Michael Ensel, Besuchermanager im Albertinum, findet einiges in seinem Arbeitsalltag. Von Brillen, Smartphones oder Schals lassen die Besucher*innen so ziemlich alles im Museum liegen. Vieles scheint vergessen worden zu sein, anderes wirkt aber, als wäre es bewusst zurückgelassen. Diese kuriosen Stücke fing er an zu sammeln und verbindet mit allen eine besondere Geschichte. Dazu gehören Postkarten von Schülern, die persönliche Grüße an eine Person schicken sollten und diese lieber zwischen Faltblättern versteckten. Ein drei Jahre alter Kassenbon von einem Getränk, das auf einer Kreuzfahrt erworben wurde. Eine CD, die von einem/einer Missionar*in ausgelegt wurde und vom Paradies und der Verdammnis berichtet. Und noch viele weitere. Die Sammelleidenschaft von Michael Ensel ist damit aber nicht befriedigt. Er hält weiter Ausschau nach neuen, wunderbaren Schätzen.

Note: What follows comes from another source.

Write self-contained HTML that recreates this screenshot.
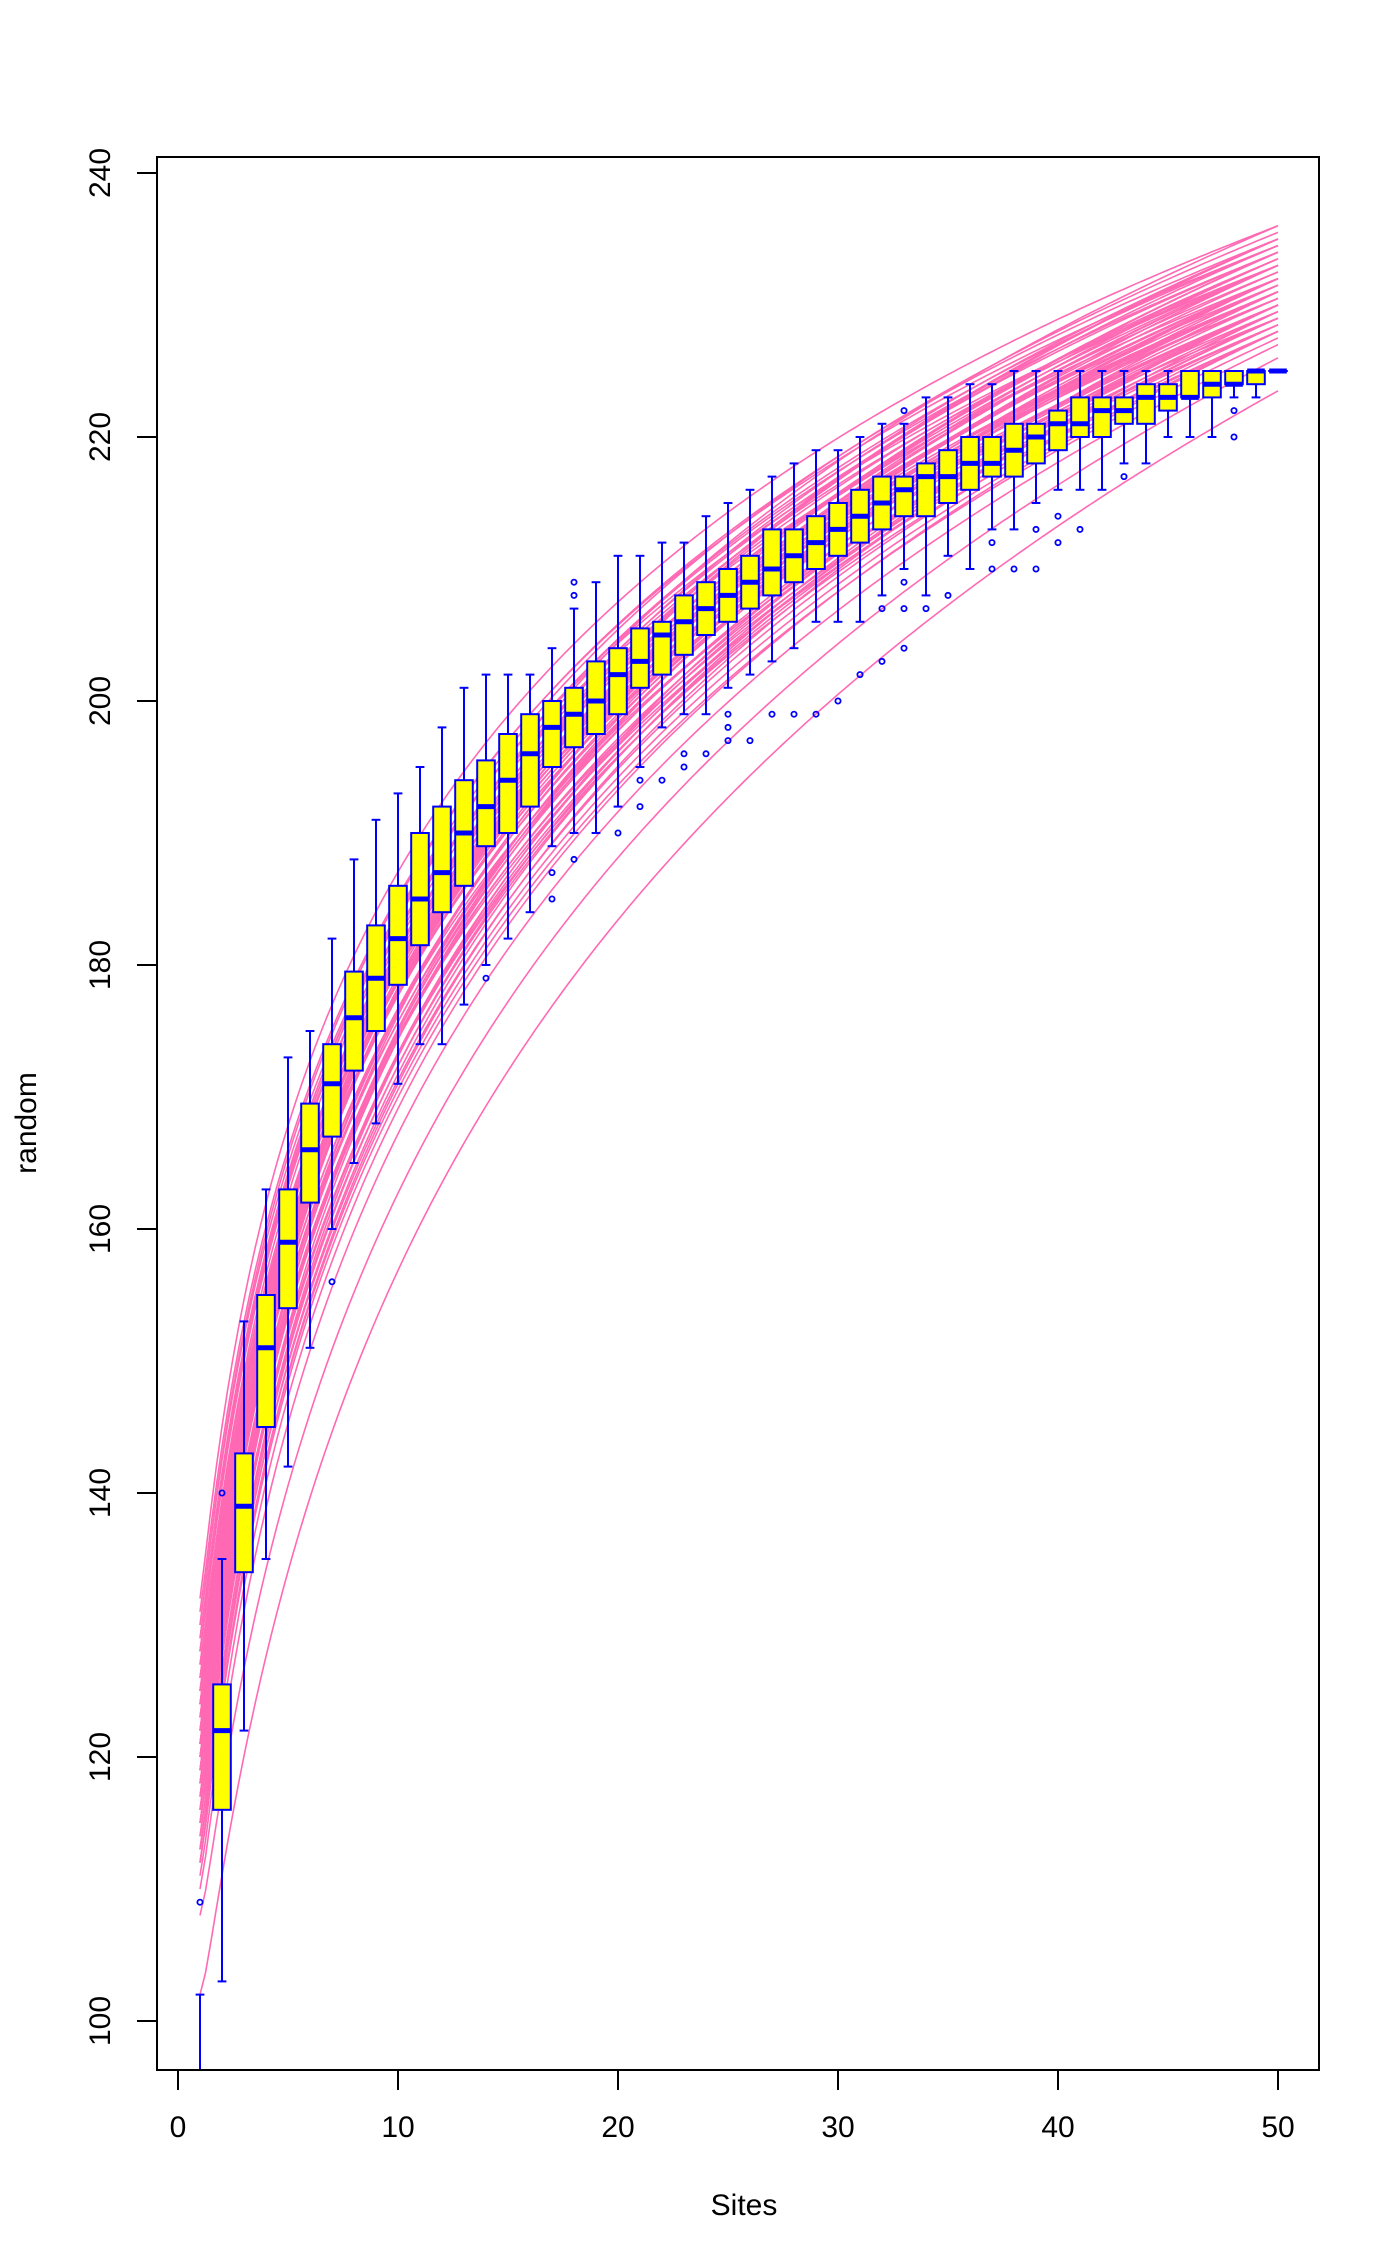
<!DOCTYPE html>
<html><head><meta charset="utf-8">
<style>
html,body{margin:0;padding:0;background:#fff;}
svg{display:block;font-family:"Liberation Sans",sans-serif;}
</style></head>
<body>
<svg id="chart" width="1400" height="2266" viewBox="0 0 1400 2266" xmlns="http://www.w3.org/2000/svg">
<defs><clipPath id="plotclip"><rect x="157" y="157" width="1162" height="1913"/></clipPath></defs>
<g id="curves" clip-path="url(#plotclip)"></g>
<g id="boxes" clip-path="url(#plotclip)"></g>
<rect x="157" y="157" width="1162" height="1913" fill="none" stroke="#000" stroke-width="2"/>
<g id="axes"></g>
<text x="744" y="2235" font-size="30" text-anchor="middle" dy="-20">Sites</text>
<text x="36" y="1123" font-size="30" text-anchor="middle" transform="rotate(-90 36 1123)">random</text>
</svg>
<script>
// Boxplot summaries per site (1..50)
const sites = [1,2,3,4,5,6,7,8,9,10,11,12,13,14,15,16,17,18,19,20,21,22,23,24,25,26,27,28,29,30,31,32,33,34,35,36,37,38,39,40,41,42,43,44,45,46,47,48,49,50];
const whiskLo = [80,103,122,135,142,151,160,165,168,171,174,174,177,180,182,184,189,190,190,192,195,198,199,199,201,202,203,204,206,206,206,208,210,208,211,210,213,213,215,216,216,216,218,218,220,220,220,223,223,225];
const q1 = [85,116,134,145,154,162,167,172,175,178.5,181.5,184,186,189,190,192,195,196.5,197.5,199,201,202,203.5,205,206,207,208,209,210,211,212,213,214,214,215,216,217,217,218,219,220,220,221,221,222,223,223,224,224,225];
const med = [88,122,139,151,159,166,171,176,179,182,185,187,190,192,194,196,198,199,200,202,203,205,206,207,208,209,210,211,212,213,214,215,216,217,217,218,218,219,220,221,221,222,222,223,223,223,224,224,225,225];
const q3 = [92,125.5,143,155,163,169.5,174,179.5,183,186,190,192,194,195.5,197.5,199,200,201,203,204,205.5,206,208,209,210,211,213,213,214,215,216,217,217,218,219,220,220,221,221,222,223,223,223,224,224,225,225,225,225,225];
const whiskHi = [102,135,153,163,173,175,182,188,191,193,195,198,201,202,202,202,204,207,209,211,211,212,212,214,215,216,217,218,219,219,220,221,221,223,223,224,224,225,225,225,225,225,225,225,225,225,225,225,225,225];
const outSite = [1,2,7,14,17,17,18,18,18,20,21,21,22,23,23,24,25,25,25,26,27,28,29,30,31,32,32,33,33,33,33,34,35,37,37,38,39,39,40,40,41,43,48,48];
const outVal = [109,140,156,179,187,185,208,209,188,190,194,192,194,196,195,196,199,198,197,197,199,199,199,200,202,207,203,222,209,207,204,207,208,212,210,210,213,210,214,212,213,217,222,220];
// Rarefaction curves: value at site 1, value at site 50, curvature exponent
const curveStart = [102,108,110,111,112,112,113,113,114,114,115,115,116,116,117,117,118,118,118,119,119,119,120,120,120,121,121,121,122,122,122,123,123,123,124,124,124,125,125,125,126,126,127,127,128,128,129,129,130,130,131,127,124,121,118,115,112,120,123,126,117,119,122,125,128,116,113,121,124,132];
const curveEnd = [223.5,226,227,228,229.5,227.5,230,228.5,231,229,232,230,228,231.5,233,229.5,230.5,232,228,231,233.5,229,230,232.5,234,231,228.5,233,230,232,235,229.5,231,233.5,230,232,234.5,231,233,235,230.5,232.5,234,231.5,233,235.5,232,234,233,235,234.5,229,230.5,231.5,228.5,229,228,233,232,231,230,234,232,233.5,234.5,232,230,235,236,236];
const curvePow = [1.5,1.45,1.35,1.32,1.3,1.3,1.3,1.29,1.29,1.28,1.28,1.28,1.27,1.27,1.27,1.27,1.26,1.26,1.26,1.26,1.25,1.25,1.25,1.25,1.25,1.25,1.25,1.25,1.25,1.25,1.25,1.25,1.25,1.25,1.25,1.25,1.25,1.25,1.25,1.25,1.24,1.24,1.24,1.24,1.23,1.23,1.23,1.23,1.22,1.22,1.22,1.25,1.25,1.25,1.26,1.27,1.29,1.25,1.25,1.24,1.26,1.25,1.25,1.24,1.23,1.27,1.28,1.25,1.24,1.2];
const xTicks = [0,10,20,30,40,50];
const yTicks = [100,120,140,160,180,200,220,240];

const NS = "http://www.w3.org/2000/svg";
const xs = v => 178 + 22 * v;
const ys = v => 2021 - 13.2 * (v - 100);
function mk(tag, attrs, parent){const e=document.createElementNS(NS,tag);for(const k in attrs)e.setAttribute(k,attrs[k]);parent.appendChild(e);return e;}

const gc = document.getElementById('curves');
for (let i = 0; i < curveStart.length; i++) {
  let d = '';
  for (let s = 1; s <= 50.0001; s += 0.25) {
    const f = Math.pow(Math.log(s) / Math.log(50), curvePow[i]);
    const v = curveStart[i] + (curveEnd[i] - curveStart[i]) * f;
    d += (d ? 'L' : 'M') + xs(s).toFixed(1) + ',' + ys(v).toFixed(1);
  }
  const p = mk('path', {d: d, fill: 'none', stroke: '#FF69B4', 'stroke-width': 1.6}, gc);
  
  
}

const gb = document.getElementById('boxes');
const hw = 8.8, cw = 4.4;
for (let i = 0; i < sites.length; i++) {
  const x = xs(sites[i]);
  const g = mk('g', {}, gb);
  
  
  mk('line', {x1:x, x2:x, y1:ys(whiskLo[i]), y2:ys(q1[i]), stroke:'#0000FF','stroke-width':2}, g);
  mk('line', {x1:x, x2:x, y1:ys(q3[i]), y2:ys(whiskHi[i]), stroke:'#0000FF','stroke-width':2}, g);
  mk('line', {x1:x-cw, x2:x+cw, y1:ys(whiskLo[i]), y2:ys(whiskLo[i]), stroke:'#0000FF','stroke-width':2}, g);
  mk('line', {x1:x-cw, x2:x+cw, y1:ys(whiskHi[i]), y2:ys(whiskHi[i]), stroke:'#0000FF','stroke-width':2}, g);
  mk('rect', {x:x-hw, y:ys(q3[i]), width:2*hw, height:Math.max(0.01, ys(q1[i]) - ys(q3[i])), fill:'#FFFF00', stroke:'#0000FF','stroke-width':2}, g);
  mk('line', {x1:x-hw, x2:x+hw, y1:ys(med[i]), y2:ys(med[i]), stroke:'#0000FF','stroke-width':5}, g);
}
for (let i = 0; i < outSite.length; i++) {
  const c = mk('circle', {cx:xs(outSite[i]), cy:ys(outVal[i]), r:2.6, fill:'none', stroke:'#0000FF','stroke-width':1.8}, gb);
  
  
}

const ga = document.getElementById('axes');
for (const t of xTicks) {
  const l = mk('line', {x1:xs(t), x2:xs(t), y1:2070, y2:2090, stroke:'#000','stroke-width':2}, ga);
  
  
  const tx = mk('text', {x:xs(t), y:2137, 'font-size':30, 'text-anchor':'middle'}, ga);
  tx.textContent = t;
  
  
}
for (const t of yTicks) {
  const l = mk('line', {x1:137, x2:157, y1:ys(t), y2:ys(t), stroke:'#000','stroke-width':2}, ga);
  
  
  const tx = mk('text', {x:110, y:ys(t), 'font-size':30, 'text-anchor':'middle', transform:'rotate(-90 110 ' + ys(t) + ')'}, ga);
  tx.textContent = t;
  
  
}
mk('line', {x1:xs(0), x2:xs(50), y1:2070, y2:2070, stroke:'#000','stroke-width':2}, ga);
</script>
</body></html>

Ein Booklet „Museum of Untold Stories – Band 1“ mit den 81 Geschichten ist ebenfalls erschienen. Es ist kostenfrei im Japanischen Palais erhältlich, aber über eine Spende freut sich das Team natürlich. Ich bin auf jeden Fall gespannt auf den zweiten Band. Denn bei vielen der Geschichten, die ich durch das Booklet nochmal rekapitulieren konnte, musste ich mir eine kleine Träne wegdrücken. Krass, wie persönlich und vielfältig die Museumsarbeit sein kann und wie eben nicht nur die Mitarbeiter*innen, sondern auch andere Menschen von ihr profitieren können.

Manche Geschichten lassen sich besser lesen, manche weniger gut. Zum Glück gibt’s das Booklet mit allen Stories (in gedruckter Schrift).

Hier nochmal alles im Überblick:

WO? Japanisches Palais
WIE LANGE? 26.5. – 26.8.2018
WANN? Täglich 12-20 Uhr, Sonntag: 10-18 Uhr, Montag: geschlossen
KOSTEN? Der Eintritt ist kostenlos

Übrigens: Zeitgleich zur Ausstellung findet auch dieses Jahr wieder der Palais Sommer im Park des Japanischen Palais statt. Dort erwarten Dich verschiedene Veranstaltungen, wie Yoga, Klavier- und Jazznächte oder Poetryslams.